In Anki Drive, the iPhone acts as the controller and “brain.” Would a product like Anki Drive have been possible without smartphones?
Yes, but it wouldn't be nearly as compelling. When we started working on Anki in 2008, there was no concept of an app. As smartphones continued their incredible growth, however, it became obvious that this was a huge advantage for us. Mobile devices will continue to play a large role in our future products.
You say the “possibilities are endless” for AI. What will AI look like in five year's time for consumers? How will AI make our lives better?
The most exciting part of robotics and AI is that the realm of what is feasible is constantly changing. Each year, we are surprised by the rate of improvement in the sensing and computation capabilities available at affordable prices, as well as the rapidly improving capabilities of mobile devices. Likewise, advances in algorithms and AI techniques are increasingly able to take advantage of these tools.

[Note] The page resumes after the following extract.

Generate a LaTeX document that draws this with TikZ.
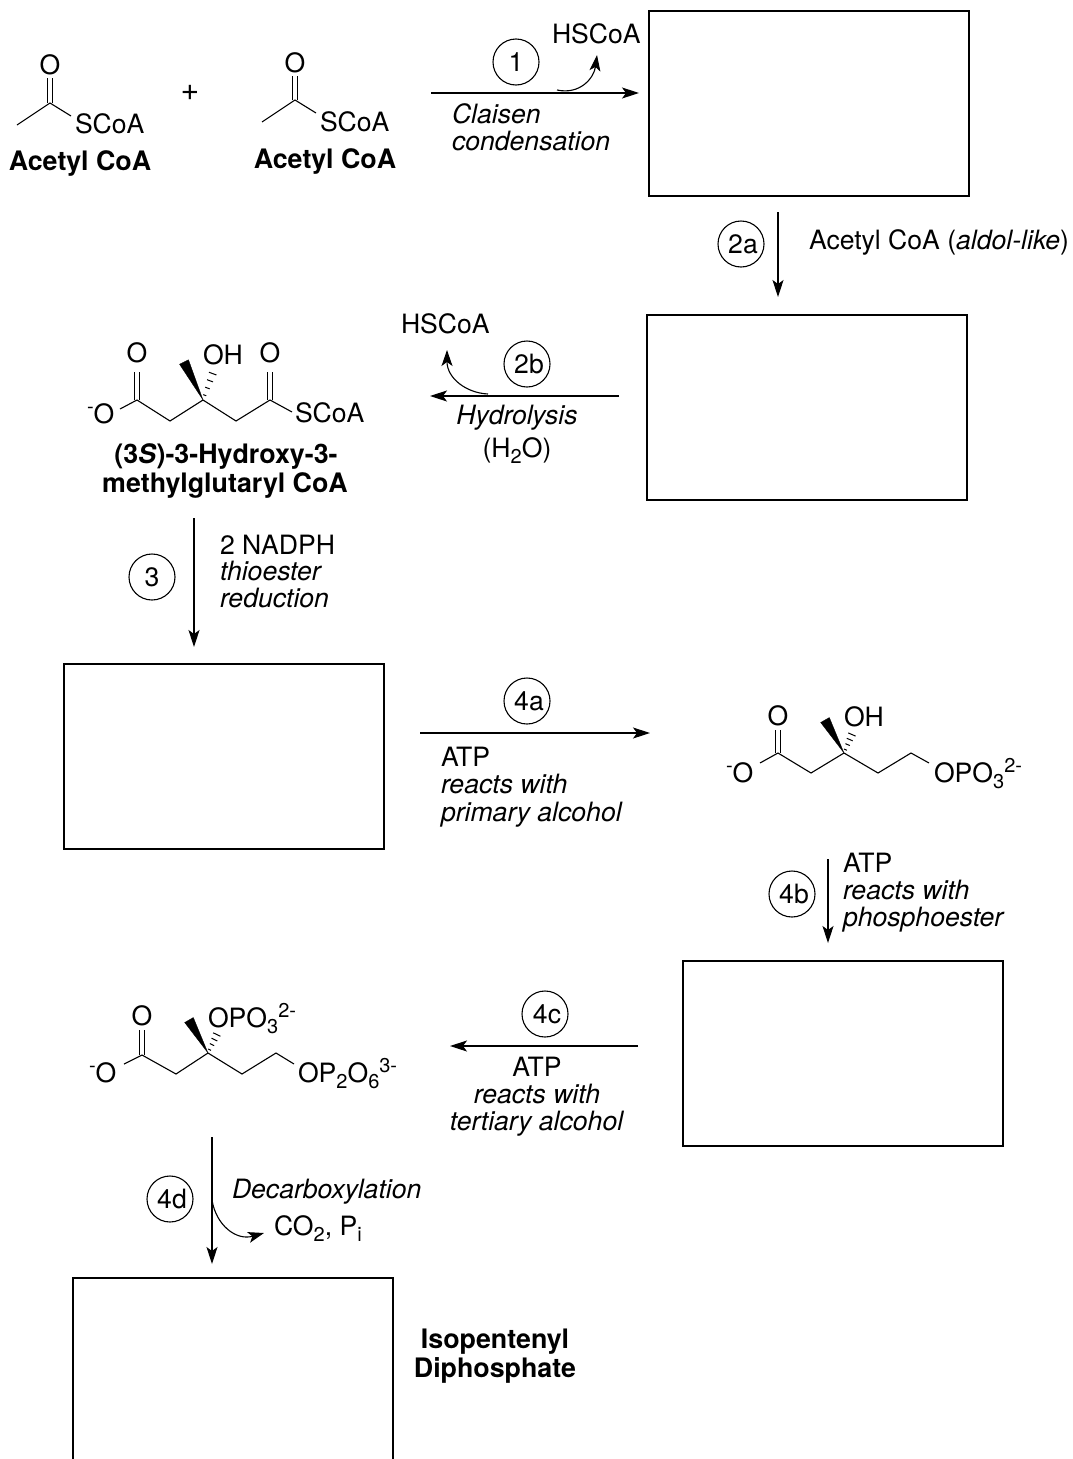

We see countless possibilities for these technologies, starting with entertainment but progressing to many other aspects of our daily lives. They will touch on everything from entertainment to our interactions with our homes to transportation, and over time these technologies and their applications will become more common and accessible. Almost anything we interact with in the physical world has the potential to act with autonomy and purpose, and the challenge is in identifying the truly high-impact opportunities at the right times.